3)You can of course see them as integral operators. unfortunately the function $e^-i\pi st$ is not $L^2$ on $\mathbf{R}^d$. But if you take a $1$-periodic function on $\mathbf{R}$, which is $L^2$ over its period, then its Fourier coefficients will be in $l^2(\mathbf{Z})$ and in fact the application that map the function to its fourier coefficients is an isometric isomorphism from $L^2([0,1])$ to $l^2(\mathbf{Z})$ and you can have interesting results in that way. For the finite dimensional case search for discrete fourier transform, it's often used in numerical analysis.

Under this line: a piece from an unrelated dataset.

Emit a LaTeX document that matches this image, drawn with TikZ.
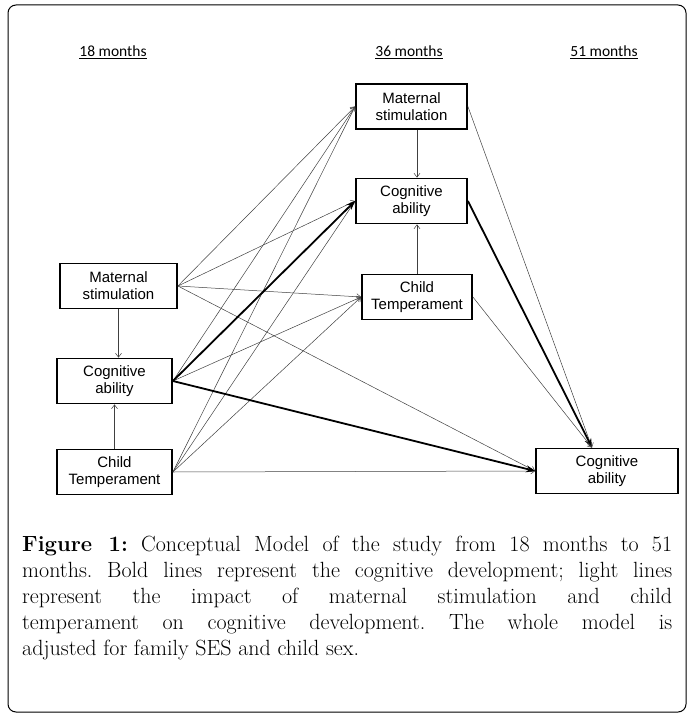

For the case of Fourier transform it is known that $\mathcal{F}$ is a unitary operator of $L^2$ and you can try to see if it's in the trace class but i really doubt it since $\mathcal{F}$ is a bijection of $\mathcal{S}(\mathbf{R}^d)$ (the schwatrz space) onto itself and it is an infinite dimensional space.
4) see what i have already written.
5) see what i have written upway in my post. integral operators are operators, an eigenvalue will be exactly what you would expect : a complex number $\lambda$ such that it exists a vector $v\neq 0$ with $Av=\lambda v$. Once again if you want to know more about this or generalizations of the concept of eigenvalue search for spectral theory.
As a side note I would say that the analogy with matrices is sometime relevant : taking a hilbert basis of $L^2(\Omega)$ will give you an isomorphism of hilbert spaces between $L^2(\Omega)$ and $l^2(\mathbf{N})$, and in this space expressing a continuous operator as an "infinite matrix" is pretty easy. Moreover if your operator is compact it'll behave kind of like a finite dimentional linear operator, for more info search "fredholm alternative".